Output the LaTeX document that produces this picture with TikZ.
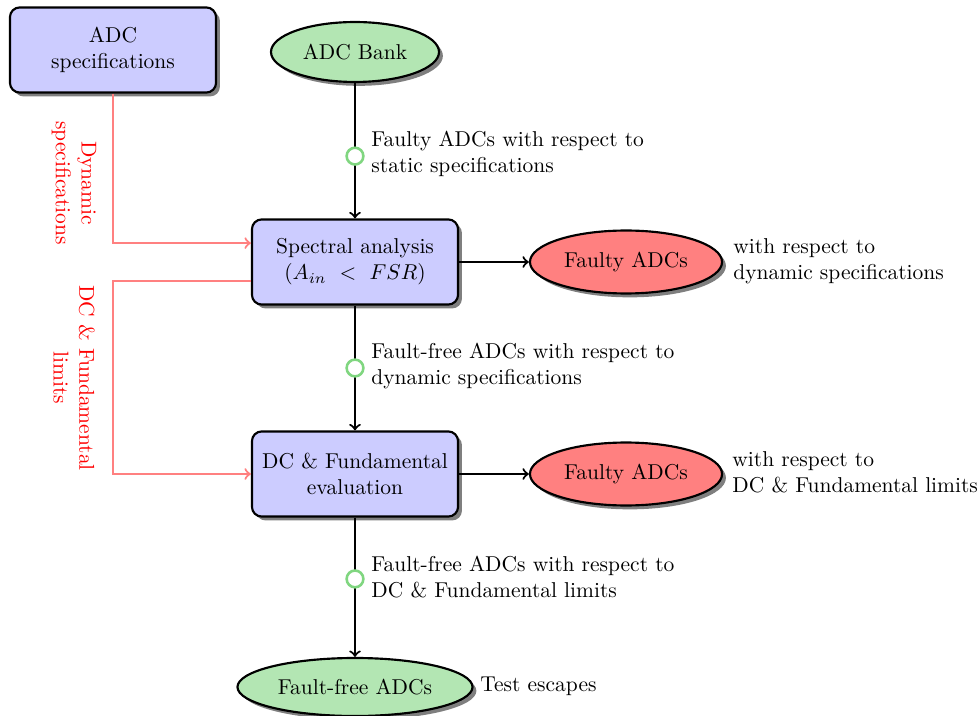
\documentclass[tikz,border=0pt]{standalone}
\usetikzlibrary{shapes.geometric,shadows}
\definecolor{boxblue}{RGB}{204,204,255}
\definecolor{okgreen}{RGB}{179,230,179}
\definecolor{ringgreen}{RGB}{128,214,128}
\definecolor{badred}{RGB}{255,128,128}
\begin{document}
\begin{tikzpicture}[x=0.4654pt,y=-0.4654pt,
  shade/.style={drop shadow={shadow xshift=1.8pt,shadow yshift=-1.8pt,fill=black,opacity=0.5}},
  proc/.style={draw,line width=1pt,rounded corners=4.5pt,fill=boxblue,minimum width=95.9pt,minimum height=39.6pt,align=center,shade},
  goodell/.style={ellipse,draw,line width=1pt,fill=okgreen,inner sep=0pt,shade},
  badell/.style={ellipse,draw,line width=1pt,fill=badred,inner sep=0pt,minimum width=89.4pt,minimum height=29.3pt,shade},
  ring/.style={circle,draw=ringgreen,fill=white,line width=1.2pt,minimum size=7.8pt,inner sep=0pt},
  flow/.style={line width=1pt,->},
  redline/.style={line width=1pt,->,draw=badred},
  note/.style={align=left,anchor=west,inner sep=0pt},
  side/.style={align=center,rotate=-90,text=red,inner sep=0pt}]
\useasboundingbox (0,0) rectangle (978,715);
\node[proc] (specs) at (113,50) {ADC\\specifications};
\node[goodell,minimum width=78.2pt,minimum height=27.9pt] (bank) at (355,52) {ADC Bank};
\node[proc] (spectral) at (355,262) {Spectral analysis\\($A_{in}\ <\ FSR$)};
\node[badell] (faulty1) at (626,262) {Faulty ADCs};
\node[proc] (dcf) at (355,474) {DC \& Fundamental\\evaluation};
\node[badell] (faulty2) at (626,474) {Faulty ADCs};
\node[goodell,minimum width=109.4pt,minimum height=27pt] (free) at (355,687) {Fault-free ADCs};

\draw[flow] (bank) -- node[ring,pos=0.54] (r1) {} (spectral);
\draw[flow] (spectral) -- node[ring] (r2) {} (dcf);
\draw[flow] (dcf) -- node[ring,pos=0.44] (r3) {} (free);
\draw[flow] (spectral) -- (faulty1);
\draw[flow] (dcf) -- (faulty2);

\node[note] (l1) at (371,154) {Faulty ADCs with respect to\\static specifications};
\node[note] (l2) at (371,366) {Fault-free ADCs with respect to\\dynamic specifications};
\node[note] (l3) at (371,577) {Fault-free ADCs with respect to\\DC \& Fundamental limits};
\node[note] (l4) at (733,261) {with respect to\\dynamic specifications};
\node[note] (l5) at (732,472) {with respect to\\DC \& Fundamental limits};
\node[note] (l6) at (480,686) {Test escapes};

\draw[redline] (specs.south) |- ([yshift=8.8pt]spectral.west);
\draw[redline] ([yshift=-8.8pt]spectral.west) -| (specs.south |- dcf.west) -- (dcf.west);
\node[side] (s1) at (74,183) {Dynamic\\specifications};
\node[side] (s2) at (74,378) {DC \& Fundamental\\limits};
\end{tikzpicture}
\end{document}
● ● ● ● ●
• [Task description]
All of the data needs repeating exactly, but the pictures do not.

• [Right answer]
Output the LaTeX document that produces this picture with TikZ.
\documentclass[tikz,border=0pt]{standalone}
\usetikzlibrary{shapes.geometric,shadows}
\definecolor{boxblue}{RGB}{204,204,255}
\definecolor{okgreen}{RGB}{179,230,179}
\definecolor{ringgreen}{RGB}{128,214,128}
\definecolor{badred}{RGB}{255,128,128}
\begin{document}
\begin{tikzpicture}[x=0.4654pt,y=-0.4654pt,
  shade/.style={drop shadow={shadow xshift=1.8pt,shadow yshift=-1.8pt,fill=black,opacity=0.5}},
  proc/.style={draw,line width=1pt,rounded corners=4.5pt,fill=boxblue,minimum width=95.9pt,minimum height=39.6pt,align=center,shade},
  goodell/.style={ellipse,draw,line width=1pt,fill=okgreen,inner sep=0pt,shade},
  badell/.style={ellipse,draw,line width=1pt,fill=badred,inner sep=0pt,minimum width=89.4pt,minimum height=29.3pt,shade},
  ring/.style={circle,draw=ringgreen,fill=white,line width=1.2pt,minimum size=7.8pt,inner sep=0pt},
  flow/.style={line width=1pt,->},
  redline/.style={line width=1pt,->,draw=badred},
  note/.style={align=left,anchor=west,inner sep=0pt},
  side/.style={align=center,rotate=-90,text=red,inner sep=0pt}]
\useasboundingbox (0,0) rectangle (978,715);
\node[proc] (specs) at (113,50) {ADC\\specifications};
\node[goodell,minimum width=78.2pt,minimum height=27.9pt] (bank) at (355,52) {ADC Bank};
\node[proc] (spectral) at (355,262) {Spectral analysis\\($A_{in}\ <\ FSR$)};
\node[badell] (faulty1) at (626,262) {Faulty ADCs};
\node[proc] (dcf) at (355,474) {DC \& Fundamental\\evaluation};
\node[badell] (faulty2) at (626,474) {Faulty ADCs};
\node[goodell,minimum width=109.4pt,minimum height=27pt] (free) at (355,687) {Fault-free ADCs};

\draw[flow] (bank) -- node[ring,pos=0.54] (r1) {} (spectral);
\draw[flow] (spectral) -- node[ring] (r2) {} (dcf);
\draw[flow] (dcf) -- node[ring,pos=0.44] (r3) {} (free);
\draw[flow] (spectral) -- (faulty1);
\draw[flow] (dcf) -- (faulty2);

\node[note] (l1) at (371,154) {Faulty ADCs with respect to\\static specifications};
\node[note] (l2) at (371,366) {Fault-free ADCs with respect to\\dynamic specifications};
\node[note] (l3) at (371,577) {Fault-free ADCs with respect to\\DC \& Fundamental limits};
\node[note] (l4) at (733,261) {with respect to\\dynamic specifications};
\node[note] (l5) at (732,472) {with respect to\\DC \& Fundamental limits};
\node[note] (l6) at (480,686) {Test escapes};

\draw[redline] (specs.south) |- ([yshift=8.8pt]spectral.west);
\draw[redline] ([yshift=-8.8pt]spectral.west) -| (specs.south |- dcf.west) -- (dcf.west);
\node[side] (s1) at (74,183) {Dynamic\\specifications};
\node[side] (s2) at (74,378) {DC \& Fundamental\\limits};
\end{tikzpicture}
\end{document}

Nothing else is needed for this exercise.